Lambusch: Wir denken derzeit nicht in Richtung Eskalation. Auch die Gewerkschaft sollte vielmehr im Interesse der Beschäftigten darüber nachdenken, wie man die Belastungen für die Unternehmen in diesem Arbeitskampf reduzieren kann.

Dann würden die Arbeitgeber einen 24-Stunden-Streik einfach hinnehmen?

Lambusch: Nein, ich würde dann in unseren Gremien dafür plädieren, den Maßregelverzicht infrage zu stellen. In den bisherigen Tarifauseinandersetzungen haben die Unternehmen nach einer Einigung regelmäßig darauf verzichtet, die während der Warnstreiks ausgefallenen Arbeitsstunden den Streikenden vom Lohn abzuziehen. Bei dieser Praxis sollte es dann nicht mehr bleiben.

Am Mittwoch findet die vierte Verhandlungsrunde in Baden-Württemberg statt, wo es viele wirtschaftlich starke Autobauer gibt, am Donnerstag sind Verhandlungen in Nordrhein-Westfalen angesetzt. Hat Nordmetall einen Favoriten für die Rolle des Pilotbezirks?

Lambusch: Auch in Baden-Württemberg gibt es viele Maschinenbaubetriebe, denen es im Moment nicht besonders gut geht. Aber richtig ist, dass der Bezirk Nordrhein-Westfalen mit seinen vielen sehr unterschiedlichen Unternehmen von der Struktur her eher der im Bezirk Küste entspricht. Eine echte Präferenz gibt es bei uns aber nicht. Und wenn es in beiden Bezirken keine echten Fortschritte gibt, würden wir es halt hier im Norden versuchen.

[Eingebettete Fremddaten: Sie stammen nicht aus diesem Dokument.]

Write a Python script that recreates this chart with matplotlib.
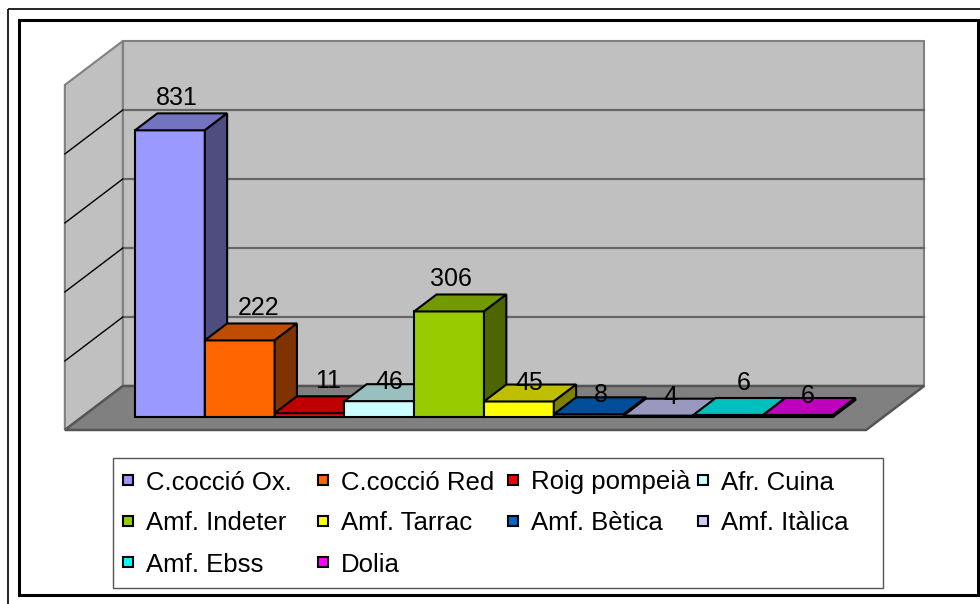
import matplotlib
matplotlib.use("Agg")
import matplotlib.pyplot as plt
from matplotlib.patches import Polygon, Rectangle

# data
categories = ["C.cocció Ox.", "C.cocció Red", "Roig pompeià", "Afr. Cuina",
              "Amf. Indeter", "Amf. Tarrac", "Amf. Bètica", "Amf. Itàlica",
              "Amf. Ebss", "Dolia"]
values = [831, 222, 11, 46, 306, 45, 8, 4, 6, 6]
colors = ["#9999FF", "#FF6600", "#FF0000", "#CCFFFF", "#99CC00",
          "#FFFF00", "#0066CC", "#CCCCFF", "#00FFFF", "#FF00FF"]
gridlines = [200, 400, 600, 800, 1000]

# label nudges (pixels) where excel moved labels around
label_dx_px = [7, 19, 19, 10, 2, 10, 12, 12, 15, 10]
label_dy_px = [0, 0, 0, 13, 0, 13, 13, 13, 0, 13]

plt.rcParams['font.family'] = ['Liberation Sans', 'DejaVu Sans']

W, H = 980, 604
fig = plt.figure(figsize=(W / 100, H / 100), dpi=100)

# pixel layout of the plot area
bar_px = 69.8      # width of one bar
val_px = 0.345     # pixels per unit
x0_px, y0_px = 135, 417
depth_x, depth_y = 58 / bar_px, 44 / val_px   # full floor depth in data units
d0, d1 = 0.295, 0.68                           # bar front / back depth
wall_l, wall_r = -0.76, 10.72
top = 1000

ax = fig.add_axes([0, 0, 1, 1])
ax.set_xlim(-x0_px / bar_px, (W - x0_px) / bar_px)
ax.set_ylim((y0_px - H) / val_px, y0_px / val_px)
ax.axis('off')


def shade(c, f):
    r, g, b = matplotlib.colors.to_rgb(c)
    return (r * f, g * f, b * f)


def proj(x, v, d):
    return (x + (d - d0) * depth_x, v + (d - d0) * depth_y)


def face(pts, fc, ec, lw, z):
    ax.add_patch(Polygon([proj(*p) for p in pts], closed=True, facecolor=fc,
                         edgecolor=ec, linewidth=lw, zorder=z, joinstyle='miter'))


# walls and floor
face([(wall_l, 0, 0), (wall_l, 0, 1), (wall_l, top, 1), (wall_l, top, 0)],
     "#C0C0C0", "#808080", 1.5, 1)
face([(wall_l, 0, 1), (wall_r, 0, 1), (wall_r, top, 1), (wall_l, top, 1)],
     "#C0C0C0", "#808080", 1.5, 1)
face([(wall_l, 0, 0), (wall_r, 0, 0), (wall_r, 0, 1), (wall_l, 0, 1)],
     "#808080", "#555555", 1.8, 1)

for g in gridlines[:-1]:
    xa, ya = proj(wall_l, g, 1)
    xb, yb = proj(wall_r, g, 1)
    ax.plot([xa, xb], [ya, yb], color="#666666", lw=1.6, zorder=2)
    xc, yc = proj(wall_l, g, 0)
    ax.plot([xa, xc], [ya, yc], color="black", lw=1.0, zorder=2)

# bars, left to right so later fronts cover earlier sides
for i, (val, c) in enumerate(zip(values, colors)):
    z = 3 + i
    face([(i, 0, d0), (i + 1, 0, d0), (i + 1, val, d0), (i, val, d0)], c, "black", 1.5, z)
    face([(i, val, d0), (i + 1, val, d0), (i + 1, val, d1), (i, val, d1)],
         shade(c, 0.75), "black", 1.5, z)
    face([(i + 1, 0, d0), (i + 1, 0, d1), (i + 1, val, d1), (i + 1, val, d0)],
         shade(c, 0.5), "black", 1.5, z)

for i, val in enumerate(values):
    lx, ly = proj(i + 0.5, val, d1)
    ax.text(i + 0.5 + label_dx_px[i] / bar_px, ly + (15 - label_dy_px[i]) / val_px,
            str(val), ha='center', va='center', fontsize=18, zorder=30)

# overlay in pixel coordinates: frames and legend
ov = fig.add_axes([0, 0, 1, 1])
ov.set_xlim(0, W)
ov.set_ylim(H, 0)
ov.axis('off')
ov.patch.set_alpha(0)

ov.add_patch(Rectangle((8, 9), W, H, fill=False, edgecolor="black", lw=1.2))
ov.add_patch(Rectangle((19, 20), 959, 575, fill=False, edgecolor="black", lw=2.2))

ov.add_patch(Rectangle((113, 458), 770, 130, facecolor="white", edgecolor="#555555", lw=1.0))
col_x = [123, 318, 508, 698]
row_y = [480, 521, 562]
for k, (name, c) in enumerate(zip(categories, colors)):
    cx = col_x[k % 4]
    cy = row_y[k // 4]
    ov.add_patch(Rectangle((cx, cy - 5), 10, 10, facecolor=c, edgecolor="black", lw=1.5))
    ov.text(cx + 23, cy, name, ha='left', va='center_baseline', fontsize=18.5)

fig.savefig("out.png", dpi=100)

Im öffentlichen Dienst hat es nach einigen wenigen Warnstreiks sehr schnell eine Einigung auf ein Lohnplus in Höhe von 4,75 Prozent innerhalb von zwei Jahren gegeben. Was spricht aus ihrer Sicht dagegen, einen solchen Abschluss auch für die Metall- und Elektroindustrie zu vereinbaren?

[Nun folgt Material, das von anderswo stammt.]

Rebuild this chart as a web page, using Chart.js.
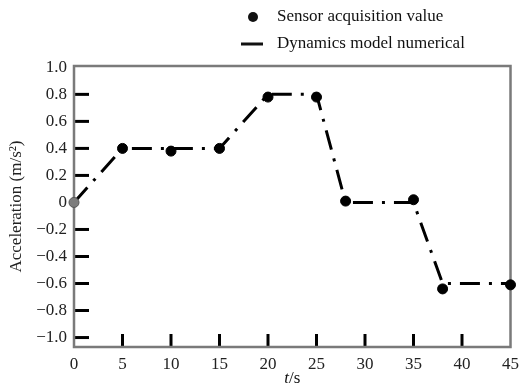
<!DOCTYPE html>
<html>
<head>
<meta charset="utf-8">
<script src="https://cdn.jsdelivr.net/npm/chart.js@4.4.1/dist/chart.umd.min.js"></script>
<style>
  body { margin: 0; background: #fff; }
  #wrap { width: 526px; height: 389px; }
</style>
</head>
<body>
<div id="wrap"><canvas id="chart" width="526" height="389"></canvas></div>
<script>
// data
const sensorTimes = [0, 5, 10, 15, 20, 25, 28, 35, 38, 45]
const sensorAccel = [0, 0.40, 0.38, 0.40, 0.78, 0.78, 0.01, 0.02, -0.64, -0.61]
const modelTimes = [0, 5, 15, 20, 25, 28, 35, 38, 45]
const modelAccel = [0, 0.4, 0.4, 0.8, 0.8, 0, 0, -0.6, -0.6]
const xTicks = [0, 5, 10, 15, 20, 25, 30, 35, 40, 45]
const yTicks = [-1.0, -0.8, -0.6, -0.4, -0.2, 0, 0.2, 0.4, 0.6, 0.8, 1.0]

const FONT = '"Liberation Serif", "Times New Roman", serif'

function fmtY(v) {
  if (v === 0) return '0'
  return v.toFixed(1).replace('-', '\u2212')
}

// frame, inward tick marks, legend and x title
const decor = {
  id: 'decor',
  beforeDatasetsDraw(chart) {
    const { ctx, chartArea: a, scales } = chart
    ctx.save()
    ctx.strokeStyle = '#000'
    ctx.lineWidth = 3
    yTicks.forEach(v => {
      if (v === 0 || v === 1.0) return
      const y = scales.y.getPixelForValue(v)
      ctx.beginPath()
      ctx.moveTo(a.left, y)
      ctx.lineTo(a.left + 15, y)
      ctx.stroke()
    })
    xTicks.forEach(v => {
      if (v === 0 || v === 45) return
      const x = scales.x.getPixelForValue(v)
      ctx.beginPath()
      ctx.moveTo(x, a.bottom)
      ctx.lineTo(x, a.bottom - 13)
      ctx.stroke()
    })
    ctx.strokeStyle = '#7a7a7a'
    ctx.lineWidth = 2.5
    ctx.strokeRect(a.left, a.top, a.right - a.left, a.bottom - a.top)
    ctx.restore()
  },
  afterDraw(chart) {
    const { ctx, chartArea: a } = chart
    ctx.save()
    ctx.fillStyle = '#111'
    ctx.strokeStyle = '#111'
    ctx.textBaseline = 'middle'
    ctx.textAlign = 'left'
    ctx.font = '17px ' + FONT
    // legend
    ctx.beginPath()
    ctx.arc(253, 17, 5, 0, Math.PI * 2)
    ctx.fill()
    ctx.fillText(chart.data.datasets[0].label, 277, 17)
    ctx.lineWidth = 3
    ctx.beginPath()
    ctx.moveTo(241, 44)
    ctx.lineTo(263, 44)
    ctx.stroke()
    ctx.fillText(chart.data.datasets[1].label, 277, 44)
    // x title with italic t
    const cx = (a.left + a.right) / 2
    ctx.font = 'italic 17px ' + FONT
    const wt = ctx.measureText('t').width
    ctx.font = '17px ' + FONT
    const ws = ctx.measureText('/s').width
    const x0 = cx - (wt + ws) / 2
    ctx.font = 'italic 17px ' + FONT
    ctx.fillText('t', x0, 379)
    ctx.font = '17px ' + FONT
    ctx.fillText('/s', x0 + wt, 379)
    ctx.restore()
  }
}

const ctx = document.getElementById('chart').getContext('2d')
const chart = new Chart(ctx, {
  type: 'scatter',
  data: {
    datasets: [
      {
        label: 'Sensor acquisition value',
        data: sensorTimes.map((t, i) => ({ x: t, y: sensorAccel[i] })),
        backgroundColor: sensorTimes.map((t, i) => (i === 0 ? '#7d7d7d' : '#000')),
        borderColor: sensorTimes.map((t, i) => (i === 0 ? '#555' : '#000')),
        pointRadius: 5,
        pointHoverRadius: 5,
        showLine: false,
        clip: false,
        order: 0
      },
      {
        type: 'line',
        label: 'Dynamics model numerical',
        data: modelTimes.map((t, i) => ({ x: t, y: modelAccel[i] })),
        borderColor: '#000',
        borderWidth: 3,
        borderDash: [20, 9, 3, 9],
        pointRadius: 0,
        tension: 0,
        fill: false,
        order: 1
      }
    ]
  },
  options: {
    responsive: false,
    animation: false,
    layout: { padding: { top: 66, right: 14, left: 0, bottom: 0 } },
    plugins: {
      legend: { display: false },
      tooltip: { enabled: false }
    },
    scales: {
      x: {
        type: 'linear',
        min: 0,
        max: 45,
        afterFit(scale) { scale.height = 42 },
        afterBuildTicks(scale) { scale.ticks = xTicks.map(v => ({ value: v })) },
        grid: { display: false, drawTicks: false },
        border: { display: false },
        ticks: {
          padding: 7,
          color: '#222',
          font: { family: FONT, size: 17 },
          callback: v => String(v)
        }
      },
      y: {
        type: 'linear',
        min: -1.07,
        max: 1.01,
        afterFit(scale) { scale.width = 74 },
        afterBuildTicks(scale) { scale.ticks = yTicks.map(v => ({ value: v })) },
        grid: { display: false, drawTicks: false },
        border: { display: false },
        ticks: {
          padding: 7,
          color: '#222',
          font: { family: FONT, size: 17 },
          callback: v => fmtY(v)
        },
        title: {
          display: true,
          text: 'Acceleration (m/s\u00b2)',
          color: '#222',
          font: { family: FONT, size: 17 },
          padding: { top: 6, bottom: 0 }
        }
      }
    }
  },
  plugins: [decor]
})
</script>
</body>
</html>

Lambusch: Im öffentlichen Dienst gab es – anders als bei uns – einen Nachholbedarf aus den vergangenen Jahren. Und wenn ich jetzt höre, wie stark der Anstieg der Personalkosten viele Kommunen belastet, kann man schon Zweifel an der Höhe haben. Der entscheidende Unterschied ist aber, dass der öffentliche Dienst ja nicht im inter- nationalen Wettbewerb steht, wie viele der bei Nordmetall organisierten Unternehmen. Ein zu hoher Abschluss wäre nicht nur für viele Mittelständler ein Problem, sondern auch für große Konzerne. Unser Angebot von 2,1 plus 0,3 Prozent bringt den Beschäftigten in diesem Jahr ein deutliches Reallohnplus und verhindert, dass die Personalkosten zu einem Nachteil im Wettbewerb der Standorte in Europa und sogar innerhalb eines Konzerns werden.